Introduction to NVH Testing

Noise, Vibration, and Harshness, commonly abbreviated as NVH, is a critical aspect of automotive design and engineering. NVH testing is essential to understand how a vehicle interacts with its environment and how it is perceived by its occupants. This process involves assessing the sound and vibration characteristics of a vehicle to ensure comfort, performance, and safety. In this blog, we'll delve into the fundamentals of NVH testing, exploring its importance and the methods used to evaluate these characteristics in automobiles.

Understanding NVH

NVH encompasses the sounds and sensations that passengers feel inside a vehicle. Each component plays a significant role in the overall driving experience:

1. Noise: This refers to unwanted sounds generated by a vehicle, including engine noise, tire noise, wind noise, and sounds from the road. Reducing noise is essential to provide a comfortable and quiet cabin environment.

2. Vibration: This aspect relates to the oscillations felt by occupants due to the vehicle's engine, suspension, or road inputs. Minimizing vibrations is crucial to enhance ride comfort and vehicle durability.

3. Harshness: This term describes the roughness or severity of the ride felt by passengers. It combines elements of noise and vibration, contributing to the overall perception of vehicle quality.

The Importance of NVH Testing

NVH testing is vital for several reasons. It not only enhances passenger comfort but also affects the vehicle's marketability and brand image. Here are a few reasons why NVH testing is crucial:

1. Passenger Comfort: A quiet and smooth ride is essential for passenger satisfaction. High levels of noise and vibration can lead to discomfort and fatigue, detracting from the overall driving experience.

2. Vehicle Performance: NVH characteristics can impact the performance of a vehicle. Excessive noise and vibrations may indicate underlying mechanical issues that could affect a vehicle's efficiency and longevity.

3. Safety: Certain NVH issues can have safety implications. For instance, excessive steering wheel vibrations might lead to driver fatigue or a loss of control in extreme cases.

4. Competitive Advantage: Automakers strive to differentiate their products in a competitive market. A well-engineered NVH profile can be a significant selling point, enhancing a brand's reputation for quality and comfort.

Methods of NVH Testing

NVH testing involves various methods to measure and analyze noise, vibration, and harshness in vehicles. Some common techniques include:

1. Sound Pressure Level (SPL) Measurement: This method uses microphones to measure sound levels at different points within the vehicle cabin. It helps identify sources of noise and evaluate their impact on passenger comfort.

2. Vibration Analysis: Sensors are placed on different vehicle components to measure vibrations. This data helps engineers understand how vibrations propagate through a vehicle and identify areas for improvement.

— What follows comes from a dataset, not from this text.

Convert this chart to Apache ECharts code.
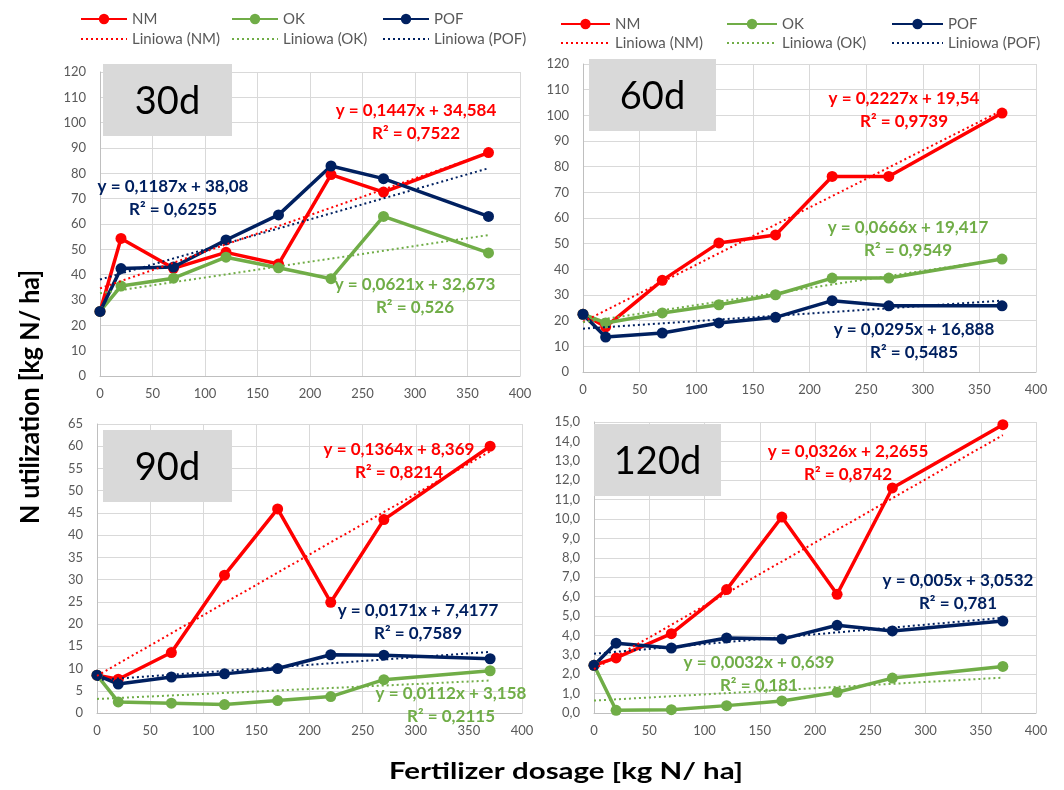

3. Modal Analysis: This technique involves studying the dynamic response of a vehicle or its components to understand how they behave under different conditions. It helps in identifying resonant frequencies that could lead to increased noise and vibration.

4. Road Testing: Real-world testing on different road surfaces provides valuable insights into how a vehicle performs in various conditions. This helps engineers fine-tune NVH characteristics to match real-life scenarios.

5. Computer Simulations: Advanced modeling techniques allow engineers to simulate NVH behavior in virtual environments. This approach is often used in the early stages of vehicle development to predict NVH performance and make necessary adjustments before physical prototypes are built.

Improving NVH in Automobiles

Improving NVH characteristics requires a holistic approach. Automakers often incorporate several strategies to achieve an acceptable NVH profile:

1. Material Selection: Using sound-absorbing materials and vibration-damping components can significantly reduce noise and vibration levels.

2. Structural Design: Optimizing the design of vehicle components and their connections can help minimize resonances and improve overall NVH performance.

3. Isolation Techniques: Implementing isolation methods, such as rubber bushings and mounts, can prevent vibrations from transmitting through the vehicle structure.

4. Aerodynamic Design: Streamlining the vehicle's shape can reduce wind noise, enhancing the quietness of the cabin.

5. Regular Maintenance: Ensuring that vehicle components are in good condition can prevent NVH issues from arising due to wear and tear.

Conclusion

NVH testing is a fundamental aspect of automotive engineering that directly impacts passenger comfort, vehicle performance, and brand reputation. By understanding the basics of noise, vibration, and harshness, and employing advanced testing methods, automakers can deliver vehicles that offer a smoother, quieter, and more enjoyable driving experience. As technology advances, the field of NVH testing continues to evolve, providing ever-improving solutions to meet the demands of modern drivers.